**PROBLEM TO WORK ON**
Starting at the line that contains "Write a Python" and stopping after the line that contains "0.85, None, None]", copy the lines exactly. Pictures are left out.
--- INPUT FOR THIS TASK ---
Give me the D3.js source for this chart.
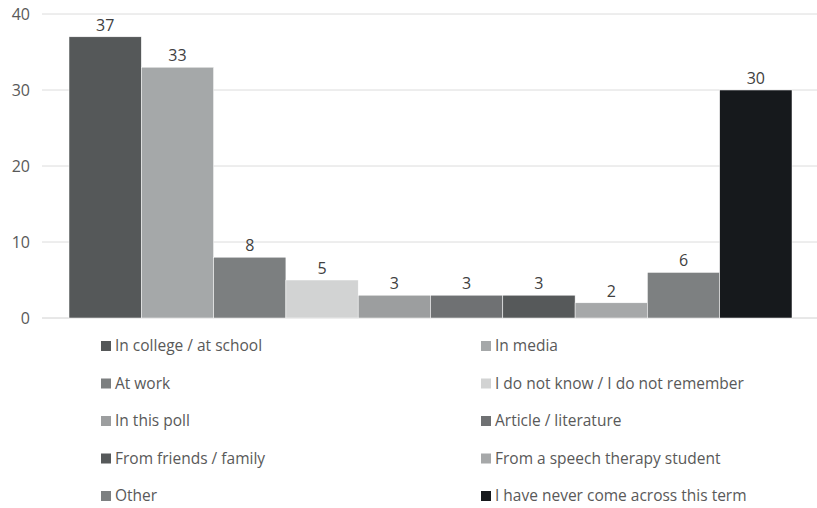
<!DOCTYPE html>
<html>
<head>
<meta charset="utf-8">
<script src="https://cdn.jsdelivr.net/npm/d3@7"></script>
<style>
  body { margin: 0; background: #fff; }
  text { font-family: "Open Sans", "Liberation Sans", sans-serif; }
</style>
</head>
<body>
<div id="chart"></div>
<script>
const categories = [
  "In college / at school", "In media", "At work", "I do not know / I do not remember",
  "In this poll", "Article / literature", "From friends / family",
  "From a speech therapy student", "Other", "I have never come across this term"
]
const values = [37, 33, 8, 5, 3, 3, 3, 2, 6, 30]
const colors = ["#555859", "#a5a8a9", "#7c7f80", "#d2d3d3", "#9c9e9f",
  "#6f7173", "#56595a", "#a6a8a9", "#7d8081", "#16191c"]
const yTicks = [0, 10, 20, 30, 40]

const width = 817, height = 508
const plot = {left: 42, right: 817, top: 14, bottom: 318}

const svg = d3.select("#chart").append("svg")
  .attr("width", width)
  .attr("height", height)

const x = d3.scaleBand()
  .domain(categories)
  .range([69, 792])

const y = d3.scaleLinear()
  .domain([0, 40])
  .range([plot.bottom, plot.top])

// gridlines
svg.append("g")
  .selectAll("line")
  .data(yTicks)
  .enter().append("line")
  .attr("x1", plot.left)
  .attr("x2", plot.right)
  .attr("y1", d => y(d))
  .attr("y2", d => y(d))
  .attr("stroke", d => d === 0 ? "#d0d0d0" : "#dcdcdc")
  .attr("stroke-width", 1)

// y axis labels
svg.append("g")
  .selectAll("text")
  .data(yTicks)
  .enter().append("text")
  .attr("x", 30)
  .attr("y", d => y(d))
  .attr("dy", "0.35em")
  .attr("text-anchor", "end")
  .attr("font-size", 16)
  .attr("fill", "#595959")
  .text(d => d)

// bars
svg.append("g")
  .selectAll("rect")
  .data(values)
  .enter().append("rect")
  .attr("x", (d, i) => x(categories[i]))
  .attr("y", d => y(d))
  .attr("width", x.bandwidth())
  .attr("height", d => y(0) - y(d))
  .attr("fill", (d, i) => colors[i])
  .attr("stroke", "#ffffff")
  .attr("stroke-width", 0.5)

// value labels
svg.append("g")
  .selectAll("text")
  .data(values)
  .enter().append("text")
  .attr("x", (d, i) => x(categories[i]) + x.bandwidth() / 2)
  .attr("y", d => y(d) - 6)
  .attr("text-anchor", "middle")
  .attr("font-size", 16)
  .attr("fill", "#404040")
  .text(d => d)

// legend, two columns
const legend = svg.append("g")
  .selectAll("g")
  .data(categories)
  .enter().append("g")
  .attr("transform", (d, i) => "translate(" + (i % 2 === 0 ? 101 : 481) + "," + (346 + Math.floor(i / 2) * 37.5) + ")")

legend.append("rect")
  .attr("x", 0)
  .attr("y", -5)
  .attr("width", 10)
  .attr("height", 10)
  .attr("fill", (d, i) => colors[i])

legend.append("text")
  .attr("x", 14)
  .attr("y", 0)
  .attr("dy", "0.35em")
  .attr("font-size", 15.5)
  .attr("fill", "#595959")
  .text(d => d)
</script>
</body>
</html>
---
--- INPUT FOR THIS TASK ---
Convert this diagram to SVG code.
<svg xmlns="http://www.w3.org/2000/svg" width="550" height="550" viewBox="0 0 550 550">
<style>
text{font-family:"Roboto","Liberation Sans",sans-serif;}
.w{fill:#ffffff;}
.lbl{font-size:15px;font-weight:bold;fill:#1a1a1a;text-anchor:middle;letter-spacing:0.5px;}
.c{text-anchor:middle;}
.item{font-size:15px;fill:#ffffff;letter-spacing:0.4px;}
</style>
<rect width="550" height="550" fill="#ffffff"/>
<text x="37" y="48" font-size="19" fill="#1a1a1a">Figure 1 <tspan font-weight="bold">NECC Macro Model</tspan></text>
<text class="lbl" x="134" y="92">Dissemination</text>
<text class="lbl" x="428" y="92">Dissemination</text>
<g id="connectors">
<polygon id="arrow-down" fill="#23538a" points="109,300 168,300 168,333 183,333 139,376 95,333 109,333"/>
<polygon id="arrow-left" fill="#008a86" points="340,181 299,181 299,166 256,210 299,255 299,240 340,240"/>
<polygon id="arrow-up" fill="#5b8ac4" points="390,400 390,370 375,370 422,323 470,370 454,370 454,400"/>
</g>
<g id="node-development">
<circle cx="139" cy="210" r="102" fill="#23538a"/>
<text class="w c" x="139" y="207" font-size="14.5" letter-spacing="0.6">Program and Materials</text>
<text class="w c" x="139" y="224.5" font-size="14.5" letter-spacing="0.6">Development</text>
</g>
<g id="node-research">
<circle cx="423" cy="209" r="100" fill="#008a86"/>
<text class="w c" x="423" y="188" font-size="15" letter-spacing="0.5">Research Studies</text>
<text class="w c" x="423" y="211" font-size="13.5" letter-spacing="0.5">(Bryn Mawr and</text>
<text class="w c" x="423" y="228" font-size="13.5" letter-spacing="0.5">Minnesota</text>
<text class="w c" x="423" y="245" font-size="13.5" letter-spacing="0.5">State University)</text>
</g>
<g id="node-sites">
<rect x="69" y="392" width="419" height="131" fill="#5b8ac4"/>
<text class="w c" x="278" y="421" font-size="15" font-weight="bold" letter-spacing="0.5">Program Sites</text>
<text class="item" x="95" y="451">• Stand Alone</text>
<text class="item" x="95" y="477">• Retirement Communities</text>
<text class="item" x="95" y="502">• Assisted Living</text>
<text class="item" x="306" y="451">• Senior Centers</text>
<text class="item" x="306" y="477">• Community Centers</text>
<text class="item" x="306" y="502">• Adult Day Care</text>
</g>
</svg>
---
--- INPUT FOR THIS TASK ---
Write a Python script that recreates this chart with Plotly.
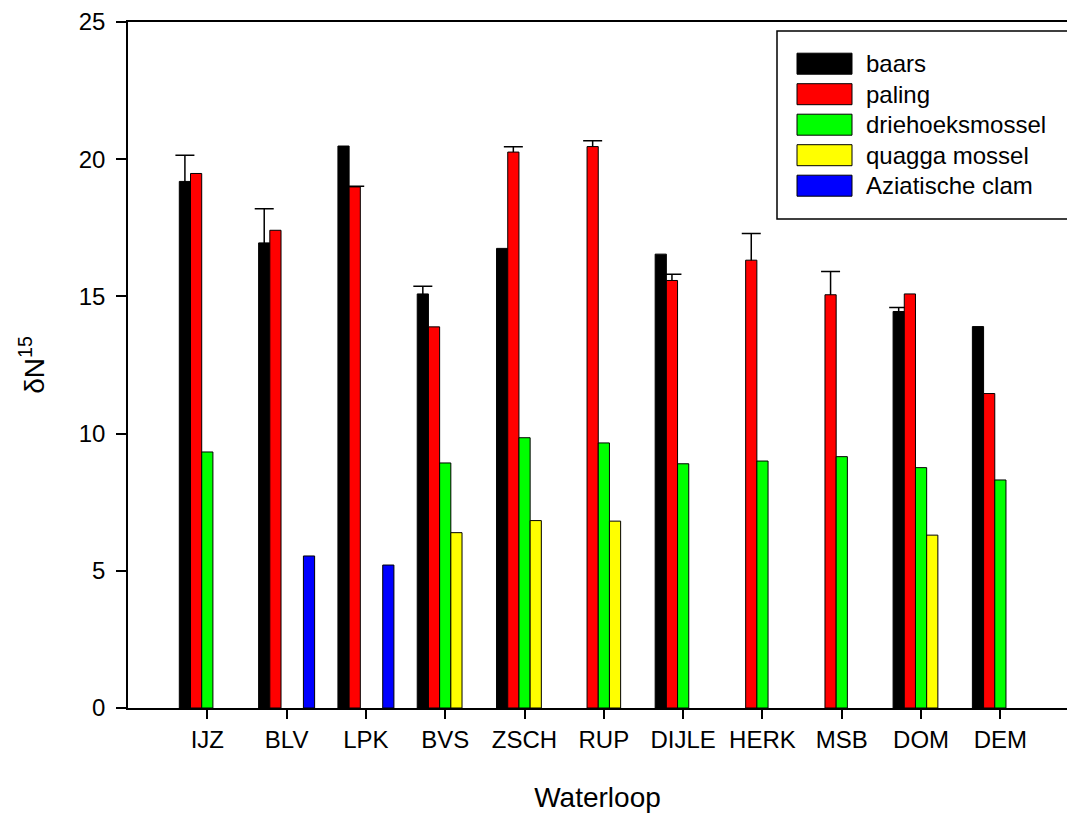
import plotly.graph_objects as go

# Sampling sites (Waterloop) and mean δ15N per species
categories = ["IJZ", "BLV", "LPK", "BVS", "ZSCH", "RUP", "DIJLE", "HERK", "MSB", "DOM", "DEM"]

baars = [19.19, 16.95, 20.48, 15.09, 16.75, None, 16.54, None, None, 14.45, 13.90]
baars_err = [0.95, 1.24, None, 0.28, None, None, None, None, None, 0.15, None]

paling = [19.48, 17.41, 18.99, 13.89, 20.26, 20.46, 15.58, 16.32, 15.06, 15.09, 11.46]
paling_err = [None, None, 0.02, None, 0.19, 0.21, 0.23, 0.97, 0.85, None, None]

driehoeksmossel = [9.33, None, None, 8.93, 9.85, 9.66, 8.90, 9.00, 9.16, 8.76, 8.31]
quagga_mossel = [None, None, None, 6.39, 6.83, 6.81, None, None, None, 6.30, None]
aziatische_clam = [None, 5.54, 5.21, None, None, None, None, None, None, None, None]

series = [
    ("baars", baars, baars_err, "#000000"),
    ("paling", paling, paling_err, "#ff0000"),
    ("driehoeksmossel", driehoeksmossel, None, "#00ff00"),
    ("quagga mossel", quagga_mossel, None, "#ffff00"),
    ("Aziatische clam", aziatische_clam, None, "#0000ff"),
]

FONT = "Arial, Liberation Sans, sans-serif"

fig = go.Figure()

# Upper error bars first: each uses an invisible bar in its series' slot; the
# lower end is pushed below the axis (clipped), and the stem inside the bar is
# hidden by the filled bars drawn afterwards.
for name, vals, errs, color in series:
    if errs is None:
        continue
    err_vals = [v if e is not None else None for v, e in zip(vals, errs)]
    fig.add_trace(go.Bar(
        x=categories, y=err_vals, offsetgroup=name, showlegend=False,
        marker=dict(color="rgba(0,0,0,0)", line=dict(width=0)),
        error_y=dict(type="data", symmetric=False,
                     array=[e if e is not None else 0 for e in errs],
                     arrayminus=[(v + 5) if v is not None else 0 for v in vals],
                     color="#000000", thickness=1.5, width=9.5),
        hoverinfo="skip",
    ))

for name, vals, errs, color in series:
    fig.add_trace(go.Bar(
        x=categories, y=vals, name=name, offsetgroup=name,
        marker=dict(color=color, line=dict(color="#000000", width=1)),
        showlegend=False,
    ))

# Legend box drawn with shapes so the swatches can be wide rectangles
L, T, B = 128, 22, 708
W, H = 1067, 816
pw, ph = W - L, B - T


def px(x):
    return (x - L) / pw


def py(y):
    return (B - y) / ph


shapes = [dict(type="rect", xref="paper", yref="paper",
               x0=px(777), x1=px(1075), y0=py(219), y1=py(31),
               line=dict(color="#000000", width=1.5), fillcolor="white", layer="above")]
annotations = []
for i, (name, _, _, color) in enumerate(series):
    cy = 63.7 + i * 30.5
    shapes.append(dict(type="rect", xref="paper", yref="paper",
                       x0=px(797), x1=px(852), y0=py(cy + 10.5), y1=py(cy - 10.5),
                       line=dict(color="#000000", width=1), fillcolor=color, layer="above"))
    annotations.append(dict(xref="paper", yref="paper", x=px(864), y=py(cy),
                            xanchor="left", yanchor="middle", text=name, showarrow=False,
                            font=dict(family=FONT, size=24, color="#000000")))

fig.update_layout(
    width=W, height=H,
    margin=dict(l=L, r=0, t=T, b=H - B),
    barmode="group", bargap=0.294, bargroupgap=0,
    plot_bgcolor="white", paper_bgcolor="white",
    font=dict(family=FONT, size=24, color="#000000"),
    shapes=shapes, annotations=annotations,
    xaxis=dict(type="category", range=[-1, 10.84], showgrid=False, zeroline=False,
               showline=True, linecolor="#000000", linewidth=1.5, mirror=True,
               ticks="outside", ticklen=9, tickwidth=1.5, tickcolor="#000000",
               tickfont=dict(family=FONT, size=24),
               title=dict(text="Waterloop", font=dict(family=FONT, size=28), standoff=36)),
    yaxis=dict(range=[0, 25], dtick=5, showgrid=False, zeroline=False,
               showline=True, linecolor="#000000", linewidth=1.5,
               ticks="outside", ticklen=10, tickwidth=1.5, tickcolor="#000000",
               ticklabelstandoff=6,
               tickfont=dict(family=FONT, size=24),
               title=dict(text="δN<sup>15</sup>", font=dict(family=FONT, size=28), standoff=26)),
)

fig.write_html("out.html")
---
**ANSWER**
Write a Python script that recreates this chart with Plotly.
import plotly.graph_objects as go

# Sampling sites (Waterloop) and mean δ15N per species
categories = ["IJZ", "BLV", "LPK", "BVS", "ZSCH", "RUP", "DIJLE", "HERK", "MSB", "DOM", "DEM"]

baars = [19.19, 16.95, 20.48, 15.09, 16.75, None, 16.54, None, None, 14.45, 13.90]
baars_err = [0.95, 1.24, None, 0.28, None, None, None, None, None, 0.15, None]

paling = [19.48, 17.41, 18.99, 13.89, 20.26, 20.46, 15.58, 16.32, 15.06, 15.09, 11.46]
paling_err = [None, None, 0.02, None, 0.19, 0.21, 0.23, 0.97, 0.85, None, None]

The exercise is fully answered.